園長の本棚

「おかえりなさいの店」
2022.04.23
~おかえりなさいの店~

「ただいま」の声に「おかえり」と応えてくれる店がある。毎日の仕事に疲れて、遠く離れた故郷に思いを馳せては独り暮らしの寂しさが募る日々。だけど、こんな私にも「ただいま」と帰れる店がある。

十二名ほどで満席になるL字カウンターだけのそのラーメン店は、客の八割が注文するらしい焼き飯セットが人気で、確かにラーメンも焼き飯もうまい。それだけではなくチャンポンも味噌ラーメンも餃子も結構いい味出しており、誰かに「おいしいラーメン屋さん、どっか知らない?」と訊かれれば自信をもって紹介できる店だ。

しかし、それはあくまで昼間の話であって、仕事を終えた夜に私を迎えてくれる店は、昼間とはまるで違い、レアと言うかシュールと言うかエキセントリックと言うかエキサイティングと言うか、何とも形容しがたい雰囲気を醸し出している。決して、いかがわしい店でもあやしい店でもないので、その点は誤解なきようにしていただきたいのだが‥。

まず‥、夜にラーメンを食べに来る客はほとんどいない―。ラーメン屋なのに‥。刺身がやけに新鮮だ―。ラーメン屋なのに‥。ほぼ毎日、生野菜サラダとゴーヤを食べている客がいる―。ラーメン屋なのに‥。ナポリタンがうまいしオムライスもうまい―。ラーメン屋なのに‥。お好み焼きもたこ焼きも作ってくれるし、冬場はときどき牡蠣小屋になる―。ラーメン屋なのに‥。なぜかテキーラやスピリタス(アルコール度数九六度)が冷やしてある―。ラーメン屋なのに‥。しかし、うどんはない―。ラーメン屋なので‥。

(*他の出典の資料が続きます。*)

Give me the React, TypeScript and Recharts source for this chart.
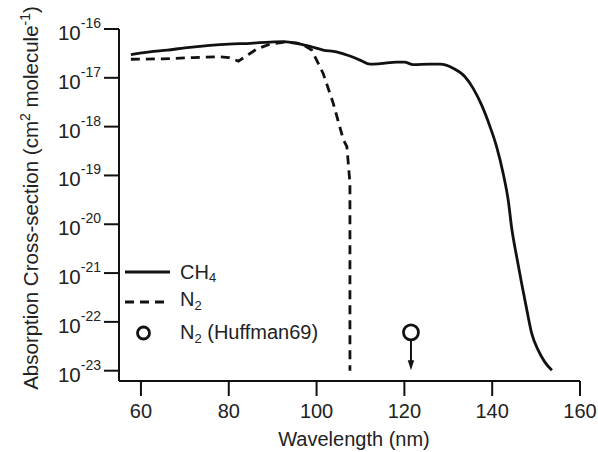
import React from "react";
import { ComposedChart, Line, Scatter, XAxis, YAxis } from "recharts";

// ---- data ----
const CH4_WAVELENGTH = [57.7, 62, 66, 70, 75.7, 80, 85, 89.4, 92.5, 95.5, 98.5, 101.5, 104.5, 107.6, 109.9, 112.2, 114.5, 118.3, 120, 122, 125.8, 128.1, 131.2, 133.8, 135.7, 137.6, 139.5, 141.0, 142.5, 143.7, 144.4, 145.6, 146.7, 147.9, 149.0, 150.5, 152.0, 153.6];
const CH4_CROSS_SECTION = [3.0e-17, 3.4e-17, 3.7e-17, 4.1e-17, 4.6e-17, 4.9e-17, 5.1e-17, 5.4e-17, 5.5e-17, 5.1e-17, 4.4e-17, 3.7e-17, 3.4e-17, 2.8e-17, 2.3e-17, 1.9e-17, 1.95e-17, 2.1e-17, 2.1e-17, 1.86e-17, 1.9e-17, 1.9e-17, 1.55e-17, 1.05e-17, 6.0e-18, 2.75e-18, 1.0e-18, 3.9e-19, 1.1e-19, 2.9e-20, 8.9e-21, 2.1e-21, 6.2e-22, 1.74e-22, 5.8e-23, 2.6e-23, 1.5e-23, 1.02e-23];

const N2_WAVELENGTH = [57.7, 65, 72, 78, 80, 82.2, 84.5, 86.4, 89.4, 93, 96.5, 98.9, 101.5, 103.8, 106.1, 106.9, 107.6, 107.6];
const N2_CROSS_SECTION = [2.4e-17, 2.45e-17, 2.6e-17, 2.7e-17, 2.6e-17, 2.2e-17, 3.0e-17, 3.9e-17, 4.9e-17, 5.4e-17, 5.0e-17, 3.7e-17, 1.23e-17, 3.0e-18, 5.4e-19, 3.9e-19, 6.9e-20, 1.0e-23];

const HUFFMAN_WAVELENGTH = [121.5];
const HUFFMAN_CROSS_SECTION = [6.1e-23];

const X_TICKS = [60, 80, 100, 120, 140, 160];
const Y_EXPONENTS = [-16, -17, -18, -19, -20, -21, -22, -23];
const Y_TICKS = Y_EXPONENTS.map((e) => Math.pow(10, e));

const ch4Data = CH4_WAVELENGTH.map((x, i) => ({ x, y: CH4_CROSS_SECTION[i] }));
const n2Data = N2_WAVELENGTH.map((x, i) => ({ x, y: N2_CROSS_SECTION[i] }));
const huffmanData = HUFFMAN_WAVELENGTH.map((x, i) => ({ x, y: HUFFMAN_CROSS_SECTION[i] }));

const FONT = "'Liberation Sans', Arial, Helvetica, sans-serif";
const INK = "#111";
const TEXT = "#222";

const YTick = (props: any) => {
  const { x, y, payload } = props;
  const exp = Math.round(Math.log10(payload.value));
  return (
    <text x={x - 3} y={y + 11} textAnchor="end" fontFamily={FONT} fill={TEXT}>
      <tspan fontSize={20.5}>10</tspan>
      <tspan fontSize={14} dy={-12}>{String(exp)}</tspan>
    </text>
  );
};

const HuffmanShape = (props: any) => {
  const { cx, cy } = props;
  if (cx == null || cy == null) return null;
  return (
    <g>
      <line x1={cx} y1={cy + 8} x2={cx} y2={cy + 29} stroke={INK} strokeWidth={2} />
      <polygon points={`${cx - 3.2},${cy + 28} ${cx + 3.2},${cy + 28} ${cx},${cy + 38}`} fill={INK} />
      <circle cx={cx} cy={cy} r={7.5} fill="#fff" stroke={INK} strokeWidth={2.8} />
    </g>
  );
};

export default function App() {
  return (
    <div style={{ position: "absolute", left: 0, top: 0, width: 598, height: 452, background: "#fff" }}>
      <ComposedChart width={598} height={452} margin={{ top: 29, right: 18, left: 0, bottom: 0 }}>
        <XAxis
          type="number"
          dataKey="x"
          domain={[55, 160]}
          ticks={X_TICKS}
          allowDataOverflow
          height={71}
          tickSize={15}
          tickMargin={8}
          axisLine={{ stroke: INK, strokeWidth: 2 }}
          tickLine={{ stroke: INK, strokeWidth: 2 }}
          tick={{ fontSize: 20, fill: TEXT, fontFamily: FONT }}
        />
        <YAxis
          type="number"
          dataKey="y"
          scale="log"
          domain={[6.15e-24, 1e-16]}
          ticks={Y_TICKS}
          allowDataOverflow
          width={119}
          tickSize={15}
          tickMargin={0}
          axisLine={{ stroke: INK, strokeWidth: 2 }}
          tickLine={{ stroke: INK, strokeWidth: 2 }}
          tick={<YTick />}
          interval={0}
        />
        <Line
          data={ch4Data}
          dataKey="y"
          type="monotone"
          stroke={INK}
          strokeWidth={2.8}
          dot={false}
          isAnimationActive={false}
        />
        <Line
          data={n2Data}
          dataKey="y"
          type="linear"
          stroke={INK}
          strokeWidth={2.8}
          strokeDasharray="9 6"
          dot={false}
          isAnimationActive={false}
        />
        <Scatter data={huffmanData} dataKey="y" shape={<HuffmanShape />} isAnimationActive={false} />
      </ComposedChart>
      <svg
        width={598}
        height={452}
        style={{ position: "absolute", left: 0, top: 0, pointerEvents: "none" }}
        fontFamily={FONT}
      >
        {/* y-axis label */}
        <text transform="rotate(-90)" x={-198} y={38} textAnchor="middle" fontSize={20.5} fill={TEXT}>
          Absorption Cross-section (cm
          <tspan fontSize={14} dy={-8}>2</tspan>
          <tspan dy={8}> molecule</tspan>
          <tspan fontSize={14} dy={-8}>-1</tspan>
          <tspan dy={8}>)</tspan>
        </text>
        {/* x-axis label */}
        <text x={354} y={446} textAnchor="middle" fontSize={20} fill={TEXT}>
          Wavelength (nm)
        </text>
        {/* legend */}
        <line x1={125} y1={272} x2={170} y2={272} stroke={INK} strokeWidth={2.8} />
        <text x={180} y={279} fontSize={20} fill={TEXT}>
          CH<tspan fontSize={13} dy={3}>4</tspan>
        </text>
        <line x1={125} y1={302} x2={166} y2={302} stroke={INK} strokeWidth={2.8} strokeDasharray="9 6" />
        <text x={180} y={306} fontSize={20} fill={TEXT}>
          N<tspan fontSize={13} dy={4}>2</tspan>
        </text>
        <circle cx={143.5} cy={333} r={6} fill="#fff" stroke={INK} strokeWidth={2.8} />
        <text x={180} y={339} fontSize={20} fill={TEXT}>
          N<tspan fontSize={13} dy={4}>2</tspan>
          <tspan dy={-4}> (Huffman69)</tspan>
        </text>
      </svg>
    </div>
  );
}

その日も「おかえりなさい」の声に迎えられた。ちゃんと頭に「お」が付いているのが大事だ。もし、この「お」がなければ「かえりなさい」となり、来たばかりなのに「こりゃまた失礼しましたーっ!」と言ってすぐに帰らなくてはいけなくなる。とある店で酔った客が「おい、なんかつまみ出せ!」と言ったら、その客がつまみ出されたとか、わがままな客に頭に来た大将が包丁を手に「表に出ろ!」と啖呵を切って客が外に出ると「俺は忙しいから今は出られん」と言って黙ってネギを切り出したとか、「おととい来やがれ!」と啖呵を切るべきところを興奮のあまり「あさって来やがれ!」と言ったもんだから、二日後、その客が「どうも~」と言って律儀にやって来たとか、飲み屋にありがちな物騒なのか何なのか、よくわからない話は耳にするが、この店の大将はそんなことを言う人でもする人でもない穏やかな人柄が滲み出ている方なので、今日も安心してお酒が飲める。

大将の人柄と言えばこんなこともあった。ある日、私が故郷の母の容体が悪く、もう先が長くない話をすると大将は我が事のように心配してくれ、その数日後、母の訃報に接した私を気遣い店休日にも拘わらず店を開けて飲ませてくれた。たったひとりの店内で、その夜、私はぽろぽろ泣いた。その涙の訳は、亡き母への想い‥。そして、大将のやさしさだった。

世知辛い世の中に私の居場所はない。寝て起きるだけの家では咳をしてもひとりだ。そんな私が落ち着いて過ごせる唯一無二の場所。「ただいま」といえばいつでも応えてくれる「おかえりなさい」の店が今夜も赤い暖簾を掲げて私を待っている。店の名前は大将の母親の名をとって「ハルコ」という―。ラーメン屋なのに‥。